注目すべきは、ARグラスとしてのスリムさです。まずフレームの奥行きが従来型の約25mmから15.6mmへ、40%薄くなっています。そして重さは115gで、軽量&コンパクトさが注目を集めたNreal Light(106g)より少し重い程度に収まっています。
ここ数年にわたりクアルコムはARグラスを追求し続けていますが、「高いパフォーマンスを持ち、バッテリーが長持ちする」理想にはまだほど遠いようです。同社のAR/VR責任者Hugo Swart氏は取材に対して、「VRヘッドセットなら650mAhのバッテリーを30分で使い果たすが、軽くてシンプルなARオーバーレイ(現実とデジタル情報の重ね合わせ)なら、もっと電力の消耗は少なくて済む」と強調したとのこと。
さらにSwart氏はユーザーが有線でモバイルバッテリーに接続でき、メーカーは独自に電池持ちがいい設計を選ぶこともできると語っています。とはいえ、職場で1日中使える仮想デスクトップPCのような使い方は、おそらく現時点での技術で無理と思われます。

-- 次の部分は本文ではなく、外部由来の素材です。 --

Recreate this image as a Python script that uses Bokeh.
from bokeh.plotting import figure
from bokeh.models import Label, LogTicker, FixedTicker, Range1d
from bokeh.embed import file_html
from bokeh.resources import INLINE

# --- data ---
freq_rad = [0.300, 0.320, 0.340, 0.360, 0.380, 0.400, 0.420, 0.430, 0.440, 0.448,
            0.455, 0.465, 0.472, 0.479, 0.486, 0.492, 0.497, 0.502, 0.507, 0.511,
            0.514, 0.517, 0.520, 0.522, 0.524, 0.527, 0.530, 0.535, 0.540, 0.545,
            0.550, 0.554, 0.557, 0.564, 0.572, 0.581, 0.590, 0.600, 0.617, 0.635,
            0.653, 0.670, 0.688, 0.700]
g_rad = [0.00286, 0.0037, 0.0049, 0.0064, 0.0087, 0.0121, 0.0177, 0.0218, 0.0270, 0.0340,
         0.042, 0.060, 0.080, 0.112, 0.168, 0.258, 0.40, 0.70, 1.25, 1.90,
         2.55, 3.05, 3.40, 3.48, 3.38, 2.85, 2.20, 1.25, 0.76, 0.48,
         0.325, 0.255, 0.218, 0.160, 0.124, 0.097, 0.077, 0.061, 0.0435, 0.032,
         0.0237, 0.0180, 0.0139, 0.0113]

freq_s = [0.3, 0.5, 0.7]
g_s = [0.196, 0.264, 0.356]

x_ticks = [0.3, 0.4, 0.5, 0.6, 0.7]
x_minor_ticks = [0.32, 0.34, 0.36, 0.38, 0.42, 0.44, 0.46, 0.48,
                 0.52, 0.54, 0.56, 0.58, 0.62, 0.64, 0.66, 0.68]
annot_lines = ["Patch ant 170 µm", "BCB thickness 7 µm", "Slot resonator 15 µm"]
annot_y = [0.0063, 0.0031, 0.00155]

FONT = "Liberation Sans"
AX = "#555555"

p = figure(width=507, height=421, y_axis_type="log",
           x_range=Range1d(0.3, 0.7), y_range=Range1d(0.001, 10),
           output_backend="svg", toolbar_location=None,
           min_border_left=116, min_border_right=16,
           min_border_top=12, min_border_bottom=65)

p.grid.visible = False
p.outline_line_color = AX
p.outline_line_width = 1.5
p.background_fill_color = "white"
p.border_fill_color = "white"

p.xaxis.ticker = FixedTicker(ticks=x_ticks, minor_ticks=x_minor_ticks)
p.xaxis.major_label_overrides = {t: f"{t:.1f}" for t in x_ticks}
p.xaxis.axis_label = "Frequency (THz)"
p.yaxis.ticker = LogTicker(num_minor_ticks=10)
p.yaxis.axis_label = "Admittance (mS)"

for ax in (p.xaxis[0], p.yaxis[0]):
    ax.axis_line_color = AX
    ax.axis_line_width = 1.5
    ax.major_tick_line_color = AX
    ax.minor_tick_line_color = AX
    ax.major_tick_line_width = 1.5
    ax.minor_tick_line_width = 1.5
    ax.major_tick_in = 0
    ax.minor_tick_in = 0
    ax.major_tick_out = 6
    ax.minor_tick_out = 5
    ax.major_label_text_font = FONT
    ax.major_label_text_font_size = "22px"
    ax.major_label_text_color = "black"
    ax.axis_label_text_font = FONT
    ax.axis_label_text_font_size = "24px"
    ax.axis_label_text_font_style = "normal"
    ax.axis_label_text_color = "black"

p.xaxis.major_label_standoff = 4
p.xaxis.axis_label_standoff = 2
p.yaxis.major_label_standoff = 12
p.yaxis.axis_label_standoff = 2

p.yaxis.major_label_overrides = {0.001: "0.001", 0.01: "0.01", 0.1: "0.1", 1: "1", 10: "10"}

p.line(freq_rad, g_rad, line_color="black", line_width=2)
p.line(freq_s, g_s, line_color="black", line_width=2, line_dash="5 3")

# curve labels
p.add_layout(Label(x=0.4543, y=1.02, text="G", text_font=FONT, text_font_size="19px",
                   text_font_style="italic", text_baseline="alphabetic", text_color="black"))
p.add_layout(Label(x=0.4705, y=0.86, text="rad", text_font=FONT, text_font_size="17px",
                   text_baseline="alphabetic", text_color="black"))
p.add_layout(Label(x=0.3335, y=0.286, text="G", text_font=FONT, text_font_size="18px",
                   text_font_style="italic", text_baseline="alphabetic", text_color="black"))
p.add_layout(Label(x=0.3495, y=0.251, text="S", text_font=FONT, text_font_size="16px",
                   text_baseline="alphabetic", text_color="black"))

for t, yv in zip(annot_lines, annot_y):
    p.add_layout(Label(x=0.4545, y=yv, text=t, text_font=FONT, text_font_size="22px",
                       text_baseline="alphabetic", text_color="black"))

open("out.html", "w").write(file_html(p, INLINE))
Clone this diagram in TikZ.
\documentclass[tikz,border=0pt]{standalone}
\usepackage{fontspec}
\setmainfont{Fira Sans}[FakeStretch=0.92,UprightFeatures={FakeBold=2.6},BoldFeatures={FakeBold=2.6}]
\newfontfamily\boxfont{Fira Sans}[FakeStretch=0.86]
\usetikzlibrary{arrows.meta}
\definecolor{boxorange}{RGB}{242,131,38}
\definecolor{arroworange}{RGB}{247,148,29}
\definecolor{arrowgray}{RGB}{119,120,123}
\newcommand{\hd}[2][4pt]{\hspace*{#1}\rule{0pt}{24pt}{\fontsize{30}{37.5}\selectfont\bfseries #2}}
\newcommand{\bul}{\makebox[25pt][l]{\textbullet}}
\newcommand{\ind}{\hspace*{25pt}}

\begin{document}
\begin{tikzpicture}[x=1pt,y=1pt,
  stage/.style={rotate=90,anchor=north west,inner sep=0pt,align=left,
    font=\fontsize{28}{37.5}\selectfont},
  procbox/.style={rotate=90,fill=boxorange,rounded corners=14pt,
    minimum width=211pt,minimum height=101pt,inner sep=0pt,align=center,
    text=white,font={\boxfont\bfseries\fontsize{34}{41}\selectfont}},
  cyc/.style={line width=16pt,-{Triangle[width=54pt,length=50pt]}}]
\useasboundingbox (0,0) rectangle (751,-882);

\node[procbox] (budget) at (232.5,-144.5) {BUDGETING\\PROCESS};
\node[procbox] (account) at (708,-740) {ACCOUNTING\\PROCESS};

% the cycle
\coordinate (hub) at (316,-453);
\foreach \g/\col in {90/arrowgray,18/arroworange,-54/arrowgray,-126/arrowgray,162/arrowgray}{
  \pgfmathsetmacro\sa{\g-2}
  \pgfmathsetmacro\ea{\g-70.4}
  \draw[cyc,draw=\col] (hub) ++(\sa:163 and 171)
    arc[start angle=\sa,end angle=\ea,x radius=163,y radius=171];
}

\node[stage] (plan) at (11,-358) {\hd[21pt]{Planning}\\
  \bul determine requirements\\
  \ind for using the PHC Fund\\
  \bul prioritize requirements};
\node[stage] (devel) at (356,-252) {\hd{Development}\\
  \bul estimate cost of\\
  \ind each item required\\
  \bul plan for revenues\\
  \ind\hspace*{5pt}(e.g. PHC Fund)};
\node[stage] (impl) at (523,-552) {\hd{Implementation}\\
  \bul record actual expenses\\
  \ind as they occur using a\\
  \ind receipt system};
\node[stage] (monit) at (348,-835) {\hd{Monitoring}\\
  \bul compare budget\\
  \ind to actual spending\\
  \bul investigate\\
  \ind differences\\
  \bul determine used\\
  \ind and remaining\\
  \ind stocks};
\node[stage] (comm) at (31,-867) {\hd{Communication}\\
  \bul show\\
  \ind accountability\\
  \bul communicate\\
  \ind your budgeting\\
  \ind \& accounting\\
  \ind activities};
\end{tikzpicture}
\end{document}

今回のSmart Viewerは中国Goertek(ウェアラブル機器を製造する企業。AirPodsの組み立ても担当)が開発したもので、クアルコムは「少なくとも4つの」メーカーと協力しているとのこと。ARグラスはアップルでさえ製品化にはあと数年かかると噂されていますが、2020年代の後半には仕事で使える程度まで進化を遂げるのかもしれません。